The 2008–09 Global Financial Crisis originated from a poor incentive structure in the asset market derived from subprime mortgages. The ultimate bursting and unwinding of an asset bubble (here highly overvalued real estate prices woven into a complex multilayer network of securitization, so called collateralized debt obligations or CDOs) put enormous stress on the financial system, spreading through the global network economy and ultimately resulting in the worst economic crisis since the Great Depression. Economists today agree that the severe economic fallout can be largely attributed to the poor systemic performance of international financial markets. Global macroeconomic imbalances, as well as market failures such as excessive risk taking, misaligned incentives of rating agencies, inefficient liquidity provisions within banks and systemic risk or contagion, i.e., the international and inter-sectoral public goods nature of financial stability, were not sufficiently accounted for by regulation and international macroeconomic policy.

This combined financial and economic crisis environment not only put the intrinsic connection between the financial and the real economy back into the spotlight, but also opened up a policy debate about how to ensure macroeconomic and financial stability without jeopardizing microeconomic foundations of the real economy such as competition. In sum, the resulting policy challenge is twofold: First, a new and sustainable balance between free markets, macro industrial policies, and governmental regulation needs to be found in the financial sector, and second, strategic interactions between macro and microeconomic policy goals need to be identified, understood, and balanced.

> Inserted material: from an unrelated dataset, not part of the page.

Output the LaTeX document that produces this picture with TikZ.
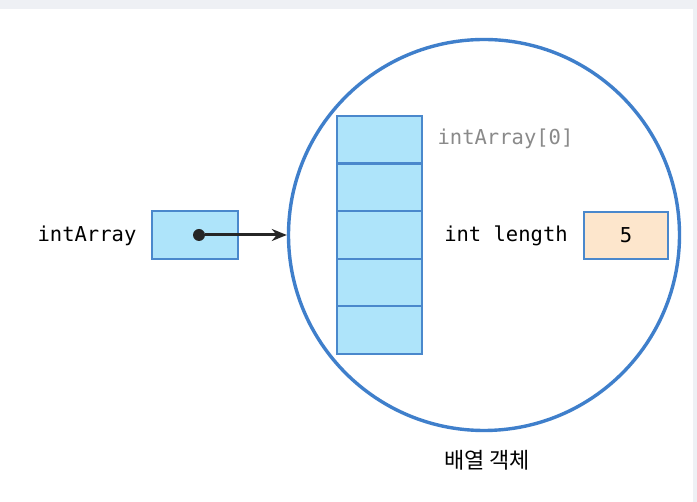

This article will focus on the interaction between macroeconomic crisis management and prudential regulatory responses on the one hand, and competition policy and market structure on the other. We provide a simple economic framework for thinking about the relationship between macro and micro policies as a function of the immediate policy environment, i.e., “extraordinary” financial instability and imminent economic crisis versus “ordinary,” stable economic circumstances. Specifically, we claim that— during severe financial crises—the overall success of policy responses depends on the coordination of three related decisional vectors. First, policy makers must coordinate the responses of multiple regulatory and political actors. Second, they need to follow a systematic, rather than ad hoc, approach that diminishes moral hazard and leaves open a reasonable exit strategy. Finally, policy makers need to consider time consistency. In other words, they need to avoid the temptation to excessively discount post-crisis effects.

Overall, this work shall add structure to the ongoing policy debate and provide conceptual guidance for lawyers and economists trying to address the challenges of micro and macro policy integration. In Part I, we provide an overview of the relationship between the financial and real economic sectors and between systemic financial stability and micro-competitive effects. In Part II, we advance our core theoretical proposition—the strategic complementarity of macro and micro policy levers during financial crises. In particular, we demonstrate that policy responses that fail to consider and balance the three key dimensions—coordination among decision-makers, a systematic approach, and time consistency—run the risk of harming both macro and micro-economic well-being in the long run. Finally, in Part III, we illustrate the quite different responses to the financial crisis of the European Union and the United States along the three key dimensions. Our goal is not to provide a comparative assessment of the two systems’ responses or a trans-Atlantic scorecard, but rather to illustrate the possibilities and challenges of coordinating macro and micro responses along the three key dimensions.